Set problem:
Include the line containing "const mid = b" and all lines before it, repeated exactly from the listing below, without pictures.

#####

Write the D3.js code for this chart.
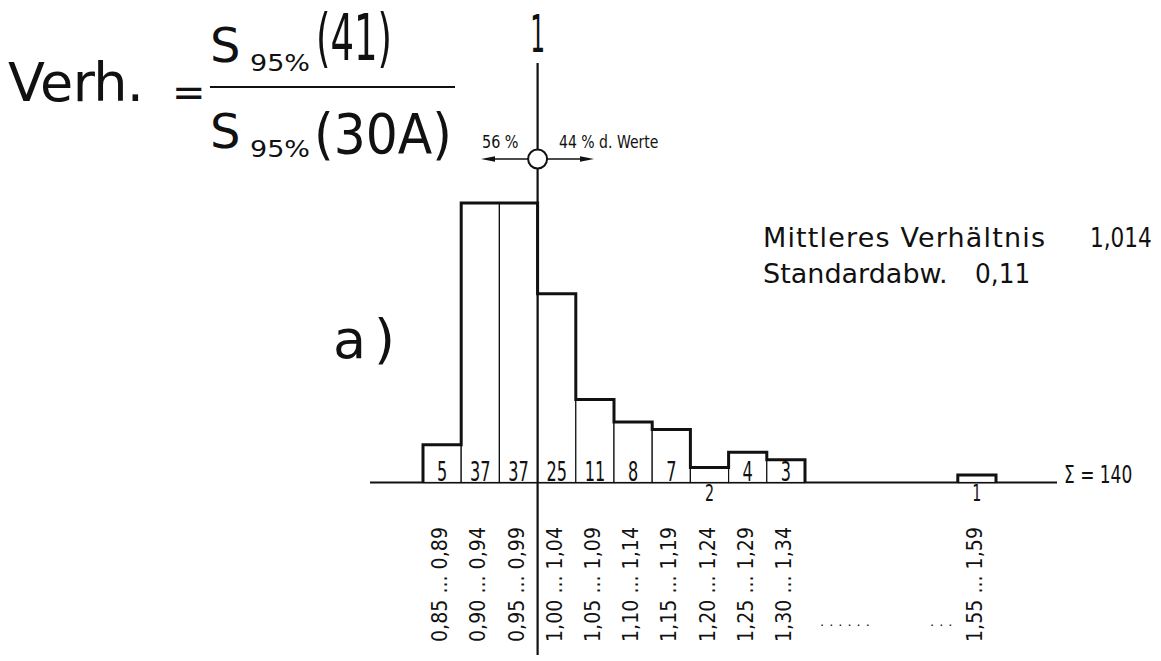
<!DOCTYPE html>
<html>
<head>
<meta charset="utf-8">
<script src="https://cdn.jsdelivr.net/npm/d3@7"></script>
<style>
  body { margin: 0; background: #fff; }
  svg { display: block; }
  text { fill: #111; }
  .din { font-family: "DejaVu Sans", sans-serif; }
</style>
</head>
<body>
<div id="chart"></div>
<script>
// histogram of the ratio s95%(41) / s95%(30A), class width 0,05
const binStarts = [0.85, 0.90, 0.95, 1.00, 1.05, 1.10, 1.15, 1.20, 1.25, 1.30, 1.35, 1.40, 1.45, 1.50, 1.55];
const counts = [5, 37, 37, 25, 11, 8, 7, 2, 4, 3, 0, 0, 0, 0, 1];
const tickBins = [0.85, 0.90, 0.95, 1.00, 1.05, 1.10, 1.15, 1.20, 1.25, 1.30, 1.55];
const tickLow = ["0,85", "0,90", "0,95", "1,00", "1,05", "1,10", "1,15", "1,20", "1,25", "1,30", "1,55"];
const tickHigh = ["0,89", "0,94", "0,99", "1,04", "1,09", "1,14", "1,19", "1,24", "1,29", "1,34", "1,59"];
const total = 140;
const shareLeft = "56 %", shareRight = "44 % d. Werte";
const meanRatio = "1,014", stdDev = "0,11";

const binWidth = 0.05;
const width = 1161, height = 661;

const svg = d3.select("#chart").append("svg")
    .attr("width", width)
    .attr("height", height)
    .attr("class", "din");

const x = d3.scaleLinear().domain([0.85, 1.60]).range([423, 996]);
const y = d3.scaleLinear().domain([0, 37]).range([482.5, 203]);

const bins = binStarts.map((b, i) => ({ start: b, count: counts[i] }));
const xRef = x(1.00);
const mid = b => (x(b) + x(b + binWidth)) / 2;

// narrow stencil-like lettering: squeeze the glyphs horizontally
function narrowText(parent, tx, ty, size, sx, str, anchor) {
    return parent.append("text")
        .attr("transform", `translate(${tx},${ty}) scale(${sx},1)`)
        .attr("font-size", size)
        .attr("text-anchor", anchor || "start")
        .text(str);
}

/* baseline */
svg.append("line")
    .attr("x1", 370).attr("x2", 1057)
    .attr("y1", y(0)).attr("y2", y(0))
    .attr("stroke", "#111").attr("stroke-width", 1.8);

/* thin bar cells */
svg.append("g").selectAll("rect")
    .data(bins.filter(d => d.count > 0))
    .enter().append("rect")
    .attr("x", d => x(d.start))
    .attr("y", d => y(d.count))
    .attr("width", d => x(d.start + binWidth) - x(d.start))
    .attr("height", d => y(0) - y(d.count))
    .attr("fill", "#fff")
    .attr("stroke", "#111")
    .attr("stroke-width", 1.2);

/* thick stepped outline, one per run of non-empty classes */
let runs = [], run = [];
bins.forEach(d => {
    if (d.count > 0) run.push(d);
    else if (run.length) { runs.push(run); run = []; }
});
if (run.length) runs.push(run);

const line = d3.line();
runs.forEach(r => {
    let pts = [[x(r[0].start), y(0)]];
    r.forEach(d => {
        pts.push([x(d.start), y(d.count)]);
        pts.push([x(d.start + binWidth), y(d.count)]);
    });
    pts.push([x(r[r.length - 1].start + binWidth), y(0)]);
    svg.append("path")
        .attr("d", line(pts))
        .attr("fill", "none")
        .attr("stroke", "#111")
        .attr("stroke-width", 3)
        .attr("stroke-linejoin", "miter");
});

/* counts */
const countG = svg.append("g");
bins.filter(d => d.count > 0).forEach(d => {
    const below = d.count <= 2;
    narrowText(countG, mid(d.start), below ? y(0) + 18 : y(0) - 2, below ? 23 : 26, 0.62, d.count, "middle");
});

/* vertical reference line at ratio 1 */
svg.append("line")
    .attr("x1", xRef).attr("x2", xRef)
    .attr("y1", 63).attr("y2", 655)
    .attr("stroke", "#111").attr("stroke-width", 2.2);

narrowText(svg, xRef, 52, 52, 0.45, "1", "middle");

/* circle and arrows */
const cy = 159;
function arrow(x1, x2) {
    const dir = Math.sign(x2 - x1);
    svg.append("line")
        .attr("x1", x1).attr("x2", x2 - dir * 10)
        .attr("y1", cy).attr("y2", cy)
        .attr("stroke", "#111").attr("stroke-width", 1.3);
    svg.append("path")
        .attr("d", `M${x2},${cy}L${x2 - dir * 14},${cy - 2.8}L${x2 - dir * 14},${cy + 2.8}Z`)
        .attr("fill", "#111");
}
arrow(xRef - 9, 481);
arrow(xRef + 9, 594);

svg.append("circle")
    .attr("cx", xRef).attr("cy", cy).attr("r", 9.5)
    .attr("fill", "#fff")
    .attr("stroke", "#111").attr("stroke-width", 2);

narrowText(svg, 482, 148, 18, 0.8, shareLeft);
narrowText(svg, 559, 148, 18, 0.78, shareRight);

/* class labels, rotated */
svg.append("g").selectAll("text")
    .data(tickBins)
    .enter().append("text")
    .attr("transform", d => `translate(${mid(d) + 5}, 642) rotate(-90)`)
    .attr("font-size", 21)
    .attr("textLength", 115)
    .attr("lengthAdjust", "spacingAndGlyphs")
    .text((d, i) => tickLow[i] + " ... " + tickHigh[i]);

svg.append("text")
    .attr("x", 820).attr("y", 626)
    .attr("font-size", 13)
    .attr("letter-spacing", 5)
    .text("......");

svg.append("text")
    .attr("x", 930).attr("y", 626)
    .attr("font-size", 13)
    .attr("letter-spacing", 5)
    .text("...");

/* sum */
narrowText(svg, 1064, 483, 25, 0.68, "\u03A3 = " + total);

/* statistics */
svg.append("text")
    .attr("x", 763).attr("y", 247)
    .attr("font-size", 27)
    .attr("textLength", 282)
    .attr("lengthAdjust", "spacing")
    .text("Mittleres Verhältnis");
narrowText(svg, 1090, 247, 27, 0.8, meanRatio);
svg.append("text")
    .attr("x", 763).attr("y", 283)
    .attr("font-size", 27)
    .text("Standardabw.");
narrowText(svg, 975, 283, 27, 0.92, stdDev);

/* panel letter */
svg.append("text")
    .attr("x", 333).attr("y", 358)
    .attr("font-size", 54)
    .attr("letter-spacing", 8)
    .text("a)");

/* formula */
const f = svg.append("g");
f.append("text").attr("x", 8).attr("y", 101).attr("font-size", 54)
    .attr("textLength", 136).attr("lengthAdjust", "spacing").text("Verh.");
f.append("text").attr("x", 172).attr("y", 106).attr("font-size", 40).text("=");
f.append("line").attr("x1", 210).attr("x2", 455).attr("y1", 87).attr("y2", 87)
    .attr("stroke", "#111").attr("stroke-width", 2);

f.append("text").attr("x", 210).attr("y", 62).attr("font-size", 48).text("S");
f.append("text").attr("x", 250).attr("y", 71).attr("font-size", 23)
    .attr("textLength", 60).attr("lengthAdjust", "spacingAndGlyphs").text("95%");
f.append("text").attr("x", 316).attr("y", 60).attr("font-size", 64)
    .attr("textLength", 76).attr("lengthAdjust", "spacingAndGlyphs").text("(41)");

f.append("text").attr("x", 210).attr("y", 148).attr("font-size", 48).text("S");
f.append("text").attr("x", 250).attr("y", 157).attr("font-size", 23)
    .attr("textLength", 60).attr("lengthAdjust", "spacingAndGlyphs").text("95%");
f.append("text").attr("x", 314).attr("y", 153).attr("font-size", 56)
    .attr("textLength", 138).attr("lengthAdjust", "spacingAndGlyphs").text("(30A)");
</script>
</body>
</html>
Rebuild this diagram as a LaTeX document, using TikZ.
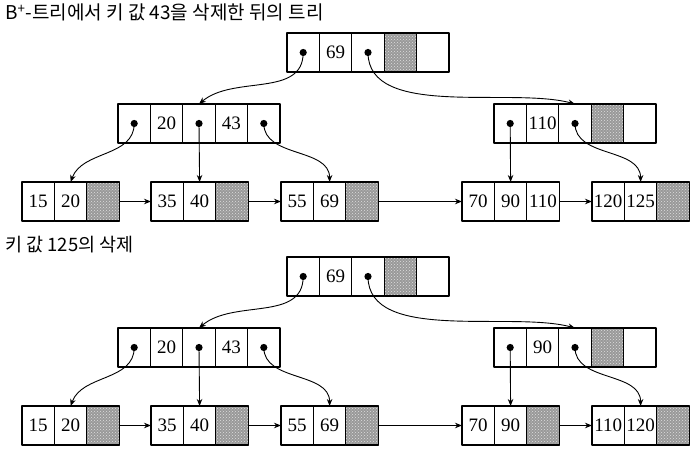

#####

Answer below:
Write the D3.js code for this chart.
<!DOCTYPE html>
<html>
<head>
<meta charset="utf-8">
<script src="https://cdn.jsdelivr.net/npm/d3@7"></script>
<style>
  body { margin: 0; background: #fff; }
  svg { display: block; }
  text { fill: #111; }
  .din { font-family: "DejaVu Sans", sans-serif; }
</style>
</head>
<body>
<div id="chart"></div>
<script>
// histogram of the ratio s95%(41) / s95%(30A), class width 0,05
const binStarts = [0.85, 0.90, 0.95, 1.00, 1.05, 1.10, 1.15, 1.20, 1.25, 1.30, 1.35, 1.40, 1.45, 1.50, 1.55];
const counts = [5, 37, 37, 25, 11, 8, 7, 2, 4, 3, 0, 0, 0, 0, 1];
const tickBins = [0.85, 0.90, 0.95, 1.00, 1.05, 1.10, 1.15, 1.20, 1.25, 1.30, 1.55];
const tickLow = ["0,85", "0,90", "0,95", "1,00", "1,05", "1,10", "1,15", "1,20", "1,25", "1,30", "1,55"];
const tickHigh = ["0,89", "0,94", "0,99", "1,04", "1,09", "1,14", "1,19", "1,24", "1,29", "1,34", "1,59"];
const total = 140;
const shareLeft = "56 %", shareRight = "44 % d. Werte";
const meanRatio = "1,014", stdDev = "0,11";

const binWidth = 0.05;
const width = 1161, height = 661;

const svg = d3.select("#chart").append("svg")
    .attr("width", width)
    .attr("height", height)
    .attr("class", "din");

const x = d3.scaleLinear().domain([0.85, 1.60]).range([423, 996]);
const y = d3.scaleLinear().domain([0, 37]).range([482.5, 203]);

const bins = binStarts.map((b, i) => ({ start: b, count: counts[i] }));
const xRef = x(1.00);
const mid = b => (x(b) + x(b + binWidth)) / 2;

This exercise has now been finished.